Energy 2015 v.88 pp. 101-110
alternative fuels, burning, carbon dioxide, combustion, energy, energy use and consumption, ethanol, free radicals, gasoline, greenhouse gas emissions, heat, hydrogen, image analysis, liquids, methane, oxygen, pollutants, spark ignition engines, ultraviolet-visible spectroscopy, volatilization
The energy crisis and environmental issues make the alternative fuels, both liquid and gaseous, even more attractive because of their potentiality in reducing the fuel consumption and the pollutant emissions. Ethanol is the most promising alternative liquid fuel for spark ignition engines. It has a higher octane number, which provides good anti-knock characteristics and in the possibility to work with higher compression ratios, so improving the engine efficiency. The higher heat of vaporization compared to gasoline leads to an increased power output. Moreover, the larger oxygen content provides a more complete combustion and therefore reduced emissions.
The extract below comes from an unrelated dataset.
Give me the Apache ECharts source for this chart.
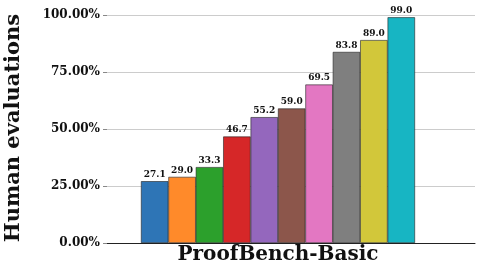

Among gaseous fuels, methane is considered one of the most interesting. It has wider flammable limits and better anti-knock properties than gasoline. Moreover, it is characterized by lower CO2 emissions. On the other hand, the slow flame propagation speed and its poor lean-burn capability produce lower engine power output with respect to gasoline. The addition of a high burning velocity fuel, such as hydrogen, allows to improve the combustion process in terms of burning velocity and extend the lean operation limit. The objective of this paper is the analysis of the effect of different fuels on the engine performance and emissions. Experimental investigations were carried out in an optically accessible small single-cylinder, spark ignition four-stroke engine. It was equipped with the cylinder head of a Port Fuel Injection commercial 244 cc engine. The engine was fueled with gasoline, ethanol, methane and a blend of hydrogen in methane. Optical measurements were performed to analyze the combustion process with high spatial and temporal resolution. In particular, the optical techniques based on 2D-digital imaging were used to follow the flame propagation in the combustion chamber. UV–visible spectroscopy allows the detection of chemical markers of the combustion process such as the radicals OH* and CH*. The exhaust emissions were characterized by means of gaseous analyzers. The measurements were performed at steady state conditions.